The review covers the 8 main directives aimed at protecting consumers, including the familiar roll-call of the Unfair Terms in Consumer Contracts Directive, the Consumer Sales and Guarantees Directive, the Distance Selling Directive, the Doorstep Selling Directive and the Package Travel Directive. It pulls on a number of surveys which show that despite attempts at harmonisation, trade between member states in consumer goods is not what it could be - many businesses would like to sell to consumers in other member states but are fearful of doing so because of varying regulatory requirements, and many consumers who purchase goods from another member state are running into difficulties when their rights vary state to state.

The main objective of the review is to remove this stumbling block, allowing consumers and businesses within the European Union to trade without concern as to where the other party is based, primarily to benefit consumers by allowing for consistency, but also to reduce the burden of SMEs by creating a more predictable regulatory environment within the European Union.

The green paper is consulting on a number of issues including the proposed approach (either a vertical approach requiring the revision of individual directives, or a horizontal approach requiring the implementation of a framework addressing issues for all consumer contracts), the definitions of consumer and professional (recognising that there is not currently a consistent approach to this), the potential introduction of a general duty to act in good faith, and detailed questions regarding unfair terms, withdrawal, delivery, remedies and other issues.

Responses to the consultation are requested by 15 May 2007. The green paper can be found here.

Custodial sentence for obtaining data illegally?

The Department for Constitutional Affairs has announced that it intends to take forward the ICO’s suggestion that custodial sentences be available for breach of s55 of the Data Protection Act 1998. This will be introduced when parliamentary time allows.

What duty does a solicitor owe?

The recent case of Marplace (No. 512) Limited v Chaffe Street [2006] revisits some of the issues raised in Football League Ltd v Edge Ellison (a Firm) [2006] EWHC 1462 regarding the scope of a solicitor’s duty to advise on the commercial aspects of a transaction, and caps on solicitor’s liability for negligence.
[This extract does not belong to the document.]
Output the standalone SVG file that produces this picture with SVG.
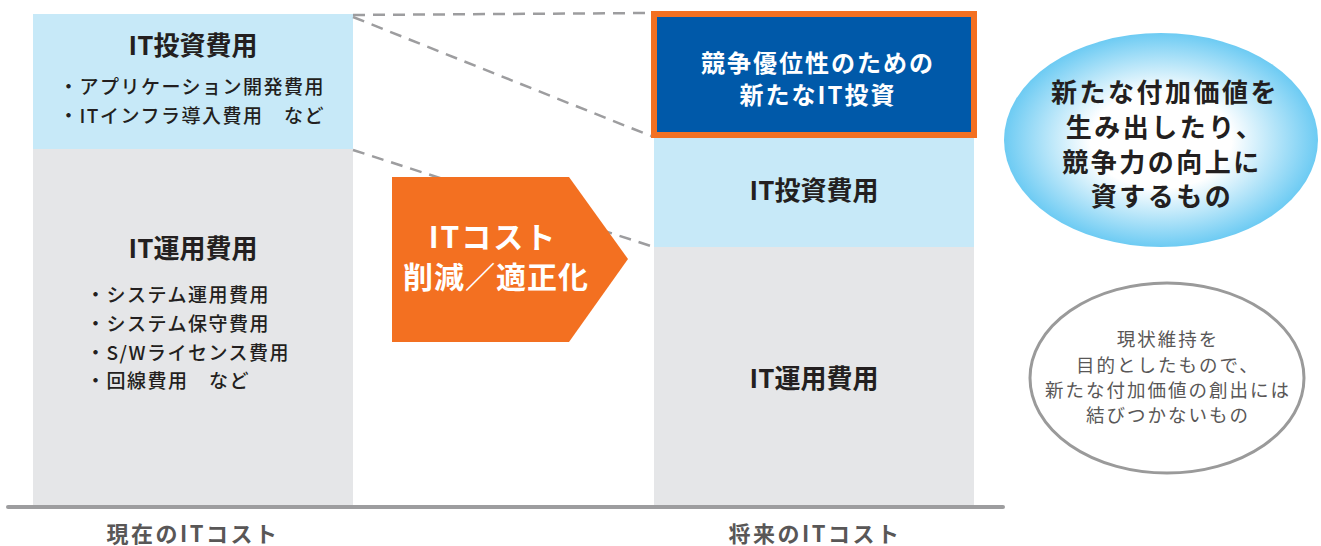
<svg xmlns="http://www.w3.org/2000/svg" width="1321" height="546" viewBox="0 0 1321 546">
<style>
text{font-family:"Noto Sans CJK JP","Noto Sans",sans-serif;}
.t1{font-size:26px;font-weight:bold;fill:#231f20;text-anchor:middle;}
.li{font-size:19px;font-weight:500;fill:#231f20;letter-spacing:1.5px;}
.w{fill:#fff;font-weight:bold;text-anchor:middle;}
.lab{font-size:22px;font-weight:bold;fill:#595757;text-anchor:middle;letter-spacing:2.5px;}
.dash{stroke:#9d9d9f;stroke-width:2.5;stroke-dasharray:12 8;fill:none;}
.g{font-size:18.5px;fill:#595757;text-anchor:middle;letter-spacing:2px;}
</style>
<defs>
<radialGradient id="bg" cx="50%" cy="50%" r="50%">
<stop offset="0" stop-color="#ffffff"/>
<stop offset="0.45" stop-color="#ffffff"/>
<stop offset="1" stop-color="#6dcbf3"/>
</radialGradient>
</defs>
<g id="current">
<rect x="33" y="14" width="320" height="135" fill="#c7e9f8"/>
<rect x="33" y="149" width="320" height="356" fill="#e5e6e8"/>
<text class="t1" x="193" y="55">IT投資費用</text>
<text class="li" x="59" y="94">・アプリケーション開発費用</text>
<text class="li" x="59" y="123">・ITインフラ導入費用　など</text>
<text class="t1" x="193" y="258">IT運用費用</text>
<text class="li" x="86" y="302">・システム運用費用</text>
<text class="li" x="86" y="331">・システム保守費用</text>
<text class="li" x="86" y="360">・S/Wライセンス費用</text>
<text class="li" x="86" y="388">・回線費用　など</text>
</g>
<g id="future">
<rect x="654" y="138" width="320" height="110" fill="#c7e9f8"/>
<rect x="654" y="247" width="320" height="258" fill="#e5e6e8"/>
<rect x="654" y="14" width="320" height="121" fill="#0059a9" stroke="#f37021" stroke-width="6"/>
<text class="w" x="818" y="72" font-size="24" letter-spacing="2">競争優位性のための</text>
<text class="w" x="818" y="104" font-size="24" letter-spacing="2">新たなIT投資</text>
<text class="t1" x="814" y="200">IT投資費用</text>
<text class="t1" x="814" y="388">IT運用費用</text>
</g>
<g id="baseline">
<line x1="8" y1="507" x2="1003" y2="507" stroke="#9d9d9f" stroke-width="4" stroke-linecap="round"/>
<text class="lab" x="193" y="542">現在のITコスト</text>
<text class="lab" x="815" y="542">将来のITコスト</text>
</g>
<g id="connectors">
<line class="dash" x1="353" y1="15" x2="651" y2="13"/>
<line class="dash" x1="353" y1="17" x2="651" y2="136"/>
<line class="dash" x1="353" y1="150" x2="654" y2="247"/>
</g>
<g id="arrow">
<polygon points="392,177 569,177 628,259 569,342 392,342" fill="#f37021"/>
<text class="w" x="493" y="248" font-size="30" letter-spacing="2">ITコスト</text>
<text class="w" x="496" y="288" font-size="30" letter-spacing="1">削減／適正化</text>
</g>
<g id="value">
<ellipse cx="1161" cy="140" rx="157" ry="107" fill="url(#bg)"/>
<text class="t1" x="1165" y="102" font-size="27" letter-spacing="2.5">新たな付加価値を</text>
<text class="t1" x="1165" y="137" font-size="27" letter-spacing="2.5">生み出したり、</text>
<text class="t1" x="1162" y="172" font-size="27" letter-spacing="2.5">競争力の向上に</text>
<text class="t1" x="1162" y="206" font-size="27" letter-spacing="2.5">資するもの</text>
</g>
<g id="maintain">
<ellipse cx="1167" cy="378" rx="137" ry="95" fill="#fff" stroke="#9a9a9a" stroke-width="3"/>
<text class="g" x="1168" y="346">現状維持を</text>
<text class="g" x="1168" y="372">目的としたもので、</text>
<text class="g" x="1168" y="397">新たな付加価値の創出には</text>
<text class="g" x="1168" y="422">結びつかないもの</text>
</g>
</svg>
The firm of solicitors advised a company on a corporate acquisition. For various reasons the acquisition went wrong and the solicitors were accused of negligence.

Ultimately the solicitors were found not to be negligent. The scope of a solicitor’s duty depended on the context of his instructions from his client. 

A solicitor may be duty bound to proffer unsolicited advice or seek further instructions for example, if they were not involved in the negotiation of a transaction but were simply instructed to implement that transaction, the solicitor must still point out any legal obscurities of which the client may be unaware, or point out any hidden pitfalls.

However, a solicitor is not under a duty to review the whole range of commercial considerations underlying a particular deal to which the client may have given insufficient thought. In this instance, the solicitors in question had been entitled to take the view that their clients were intelligent, sophisticated and experienced businessmen who were perfectly able to seek advice if they desired it.

The case went on to comment on the cap on liability.  The solicitors letter of engagement said “You agree that … our maximum aggregate liability to you in the event of professional negligence on any matter in relation to which we are instructed shall be £20 million… should you want to vary these limitations we shall be pleased to discuss it with you but we reserve the right to vary our fees accordingly”.

As context:

  • Chaffe Street’s turnover was low - about £4 million.
  • The amount of the limitation set by Chaffe Street with its various clients did vary from one transaction to another.
  • Chaffe Street’s insurance at the time of the alleged breach was £25 million.
  • Chaffe Street accepted that the Unfair Contract Terms Act applied to the cap on liability and therefore they were obliged to demonstrate it was reasonable.

The court did find that limitation was reasonable for the following reasons:

  • The claimant was a sophisticated and wealthy consumer, and therefore the bargaining positions of the parties were equal. In particular the claimant was used to contracting with professionals and the basis of limitations of liability.
  • The claimant was aware of the cap on liability and had in fact discussed it with Chaffe Street. It had not been imposed as a non-negotiable term (albeit the court recognises that it would have probably been difficult to switch solicitors at the time).
  • The engagement letter made it clear that if the claimant wanted different limitations of liability then Chaffe Street was prepared to discuss that.
  • Chaffe Street determined the £20 million limit on reasonable commercial principles taking into account insurance cover, expenses and circumstances of the transaction.

We don’t frequently get suggestions from the court as to what levels of limitation of liability will be reasonable under UCTA.  It’s always nice when one comes along!

Evidence required for declaration of non-infringement

In the case of Point Solutions Limited v Focus Business Solutions Limited and another [2007] EWCA Civ 14 [from BAILII], Point Solutions were appealing the decision to decline their request for a declaration that they had not infringed the IPR of Focus in developing its software.  Point had had access to Focus’ software during a period of providing outsourcing services to Focus.

The court found that without the instruction of an expert to assess whether there had been any infringement, and for a number of other reasons, Point had not been able to satisfy the court that it had independently created the software.  There was no reason for Point to require the declaration - Point could alternatively resolve the dispute by appointing an independent expert to determine whether or not copying had taken place.

In what was all in all an unsatisfactory judgement, Chadwick LJ pointed out that the case could have been avoided if the parties had simply appointed a joint expert as ordered by an earlier hearing - without this, insufficient evidence was placed before the court to enable it to make such a declaration.